* [WORK TO BE COMPLETED]: Would you extract the whole listing below and retype it exactly?
:: PROVIDED DATA ::
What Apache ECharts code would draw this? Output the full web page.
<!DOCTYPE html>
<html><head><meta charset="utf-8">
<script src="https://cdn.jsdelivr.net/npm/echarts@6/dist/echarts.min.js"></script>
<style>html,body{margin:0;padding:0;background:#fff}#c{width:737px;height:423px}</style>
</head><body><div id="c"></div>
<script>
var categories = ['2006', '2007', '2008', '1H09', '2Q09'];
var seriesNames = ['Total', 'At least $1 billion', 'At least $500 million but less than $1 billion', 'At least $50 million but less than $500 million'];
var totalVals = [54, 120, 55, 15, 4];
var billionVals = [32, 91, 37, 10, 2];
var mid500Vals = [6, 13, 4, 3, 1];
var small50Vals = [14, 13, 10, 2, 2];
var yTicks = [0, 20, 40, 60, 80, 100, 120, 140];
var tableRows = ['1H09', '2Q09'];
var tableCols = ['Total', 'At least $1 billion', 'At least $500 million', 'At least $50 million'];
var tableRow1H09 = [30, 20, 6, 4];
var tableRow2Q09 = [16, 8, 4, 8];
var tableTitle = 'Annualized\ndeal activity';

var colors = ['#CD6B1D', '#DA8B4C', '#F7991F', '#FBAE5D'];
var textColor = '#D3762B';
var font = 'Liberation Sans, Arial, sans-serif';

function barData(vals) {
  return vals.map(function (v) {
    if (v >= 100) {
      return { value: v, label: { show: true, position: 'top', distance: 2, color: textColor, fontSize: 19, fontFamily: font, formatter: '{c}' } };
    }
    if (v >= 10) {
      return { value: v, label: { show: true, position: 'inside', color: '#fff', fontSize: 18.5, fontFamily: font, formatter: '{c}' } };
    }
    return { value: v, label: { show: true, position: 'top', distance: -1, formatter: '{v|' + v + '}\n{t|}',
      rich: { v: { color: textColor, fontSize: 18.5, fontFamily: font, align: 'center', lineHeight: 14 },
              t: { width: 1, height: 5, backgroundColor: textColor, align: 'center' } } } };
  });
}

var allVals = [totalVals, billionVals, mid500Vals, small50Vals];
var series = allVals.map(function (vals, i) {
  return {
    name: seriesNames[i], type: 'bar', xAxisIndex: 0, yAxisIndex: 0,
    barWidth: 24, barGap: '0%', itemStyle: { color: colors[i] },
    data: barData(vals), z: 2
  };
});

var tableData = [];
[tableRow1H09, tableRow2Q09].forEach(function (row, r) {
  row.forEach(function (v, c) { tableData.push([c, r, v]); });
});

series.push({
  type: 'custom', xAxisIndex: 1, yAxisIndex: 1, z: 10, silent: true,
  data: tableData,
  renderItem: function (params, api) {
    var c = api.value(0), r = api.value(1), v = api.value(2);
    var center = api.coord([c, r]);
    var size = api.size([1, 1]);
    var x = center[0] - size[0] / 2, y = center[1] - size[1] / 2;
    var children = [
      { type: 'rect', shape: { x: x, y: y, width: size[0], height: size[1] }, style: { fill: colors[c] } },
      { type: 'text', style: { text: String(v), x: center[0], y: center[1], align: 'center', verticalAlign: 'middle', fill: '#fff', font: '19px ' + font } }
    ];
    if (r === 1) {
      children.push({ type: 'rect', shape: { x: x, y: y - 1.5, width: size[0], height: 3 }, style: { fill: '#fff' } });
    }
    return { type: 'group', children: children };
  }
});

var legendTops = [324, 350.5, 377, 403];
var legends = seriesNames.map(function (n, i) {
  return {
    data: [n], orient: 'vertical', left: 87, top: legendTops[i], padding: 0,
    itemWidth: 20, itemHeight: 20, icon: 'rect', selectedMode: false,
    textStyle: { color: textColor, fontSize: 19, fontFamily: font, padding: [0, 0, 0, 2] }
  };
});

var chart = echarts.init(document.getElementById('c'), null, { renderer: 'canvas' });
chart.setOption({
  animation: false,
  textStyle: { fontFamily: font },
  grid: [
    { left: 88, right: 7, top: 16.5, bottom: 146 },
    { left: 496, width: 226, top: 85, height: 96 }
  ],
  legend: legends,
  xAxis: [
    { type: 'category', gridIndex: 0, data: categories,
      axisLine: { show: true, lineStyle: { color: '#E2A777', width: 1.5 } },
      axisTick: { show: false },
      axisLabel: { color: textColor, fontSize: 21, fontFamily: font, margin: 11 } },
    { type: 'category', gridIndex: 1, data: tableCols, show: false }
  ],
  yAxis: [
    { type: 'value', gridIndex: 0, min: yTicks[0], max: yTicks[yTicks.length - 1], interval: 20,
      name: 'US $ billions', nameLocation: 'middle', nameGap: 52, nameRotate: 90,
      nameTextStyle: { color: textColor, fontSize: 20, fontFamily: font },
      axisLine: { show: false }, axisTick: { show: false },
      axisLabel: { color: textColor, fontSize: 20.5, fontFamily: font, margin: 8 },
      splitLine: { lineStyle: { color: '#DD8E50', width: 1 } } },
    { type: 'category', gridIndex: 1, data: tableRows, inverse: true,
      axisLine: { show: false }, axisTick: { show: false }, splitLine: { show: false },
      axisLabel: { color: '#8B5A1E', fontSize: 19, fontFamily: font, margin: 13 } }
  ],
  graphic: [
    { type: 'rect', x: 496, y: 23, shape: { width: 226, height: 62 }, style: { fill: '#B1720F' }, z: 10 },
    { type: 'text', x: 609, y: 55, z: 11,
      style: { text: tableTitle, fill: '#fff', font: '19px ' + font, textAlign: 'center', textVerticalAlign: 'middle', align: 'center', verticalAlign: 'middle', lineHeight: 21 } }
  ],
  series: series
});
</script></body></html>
:::
* [RESULT OF THE EXERCISE]:
What Apache ECharts code would draw this? Output the full web page.
<!DOCTYPE html>
<html><head><meta charset="utf-8">
<script src="https://cdn.jsdelivr.net/npm/echarts@6/dist/echarts.min.js"></script>
<style>html,body{margin:0;padding:0;background:#fff}#c{width:737px;height:423px}</style>
</head><body><div id="c"></div>
<script>
var categories = ['2006', '2007', '2008', '1H09', '2Q09'];
var seriesNames = ['Total', 'At least $1 billion', 'At least $500 million but less than $1 billion', 'At least $50 million but less than $500 million'];
var totalVals = [54, 120, 55, 15, 4];
var billionVals = [32, 91, 37, 10, 2];
var mid500Vals = [6, 13, 4, 3, 1];
var small50Vals = [14, 13, 10, 2, 2];
var yTicks = [0, 20, 40, 60, 80, 100, 120, 140];
var tableRows = ['1H09', '2Q09'];
var tableCols = ['Total', 'At least $1 billion', 'At least $500 million', 'At least $50 million'];
var tableRow1H09 = [30, 20, 6, 4];
var tableRow2Q09 = [16, 8, 4, 8];
var tableTitle = 'Annualized\ndeal activity';

var colors = ['#CD6B1D', '#DA8B4C', '#F7991F', '#FBAE5D'];
var textColor = '#D3762B';
var font = 'Liberation Sans, Arial, sans-serif';

function barData(vals) {
  return vals.map(function (v) {
    if (v >= 100) {
      return { value: v, label: { show: true, position: 'top', distance: 2, color: textColor, fontSize: 19, fontFamily: font, formatter: '{c}' } };
    }
    if (v >= 10) {
      return { value: v, label: { show: true, position: 'inside', color: '#fff', fontSize: 18.5, fontFamily: font, formatter: '{c}' } };
    }
    return { value: v, label: { show: true, position: 'top', distance: -1, formatter: '{v|' + v + '}\n{t|}',
      rich: { v: { color: textColor, fontSize: 18.5, fontFamily: font, align: 'center', lineHeight: 14 },
              t: { width: 1, height: 5, backgroundColor: textColor, align: 'center' } } } };
  });
}

var allVals = [totalVals, billionVals, mid500Vals, small50Vals];
var series = allVals.map(function (vals, i) {
  return {
    name: seriesNames[i], type: 'bar', xAxisIndex: 0, yAxisIndex: 0,
    barWidth: 24, barGap: '0%', itemStyle: { color: colors[i] },
    data: barData(vals), z: 2
  };
});

var tableData = [];
[tableRow1H09, tableRow2Q09].forEach(function (row, r) {
  row.forEach(function (v, c) { tableData.push([c, r, v]); });
});

series.push({
  type: 'custom', xAxisIndex: 1, yAxisIndex: 1, z: 10, silent: true,
  data: tableData,
  renderItem: function (params, api) {
    var c = api.value(0), r = api.value(1), v = api.value(2);
    var center = api.coord([c, r]);
    var size = api.size([1, 1]);
    var x = center[0] - size[0] / 2, y = center[1] - size[1] / 2;
    var children = [
      { type: 'rect', shape: { x: x, y: y, width: size[0], height: size[1] }, style: { fill: colors[c] } },
      { type: 'text', style: { text: String(v), x: center[0], y: center[1], align: 'center', verticalAlign: 'middle', fill: '#fff', font: '19px ' + font } }
    ];
    if (r === 1) {
      children.push({ type: 'rect', shape: { x: x, y: y - 1.5, width: size[0], height: 3 }, style: { fill: '#fff' } });
    }
    return { type: 'group', children: children };
  }
});

var legendTops = [324, 350.5, 377, 403];
var legends = seriesNames.map(function (n, i) {
  return {
    data: [n], orient: 'vertical', left: 87, top: legendTops[i], padding: 0,
    itemWidth: 20, itemHeight: 20, icon: 'rect', selectedMode: false,
    textStyle: { color: textColor, fontSize: 19, fontFamily: font, padding: [0, 0, 0, 2] }
  };
});

var chart = echarts.init(document.getElementById('c'), null, { renderer: 'canvas' });
chart.setOption({
  animation: false,
  textStyle: { fontFamily: font },
  grid: [
    { left: 88, right: 7, top: 16.5, bottom: 146 },
    { left: 496, width: 226, top: 85, height: 96 }
  ],
  legend: legends,
  xAxis: [
    { type: 'category', gridIndex: 0, data: categories,
      axisLine: { show: true, lineStyle: { color: '#E2A777', width: 1.5 } },
      axisTick: { show: false },
      axisLabel: { color: textColor, fontSize: 21, fontFamily: font, margin: 11 } },
    { type: 'category', gridIndex: 1, data: tableCols, show: false }
  ],
  yAxis: [
    { type: 'value', gridIndex: 0, min: yTicks[0], max: yTicks[yTicks.length - 1], interval: 20,
      name: 'US $ billions', nameLocation: 'middle', nameGap: 52, nameRotate: 90,
      nameTextStyle: { color: textColor, fontSize: 20, fontFamily: font },
      axisLine: { show: false }, axisTick: { show: false },
      axisLabel: { color: textColor, fontSize: 20.5, fontFamily: font, margin: 8 },
      splitLine: { lineStyle: { color: '#DD8E50', width: 1 } } },
    { type: 'category', gridIndex: 1, data: tableRows, inverse: true,
      axisLine: { show: false }, axisTick: { show: false }, splitLine: { show: false },
      axisLabel: { color: '#8B5A1E', fontSize: 19, fontFamily: font, margin: 13 } }
  ],
  graphic: [
    { type: 'rect', x: 496, y: 23, shape: { width: 226, height: 62 }, style: { fill: '#B1720F' }, z: 10 },
    { type: 'text', x: 609, y: 55, z: 11,
      style: { text: tableTitle, fill: '#fff', font: '19px ' + font, textAlign: 'center', textVerticalAlign: 'middle', align: 'center', verticalAlign: 'middle', lineHeight: 21 } }
  ],
  series: series
});
</script></body></html>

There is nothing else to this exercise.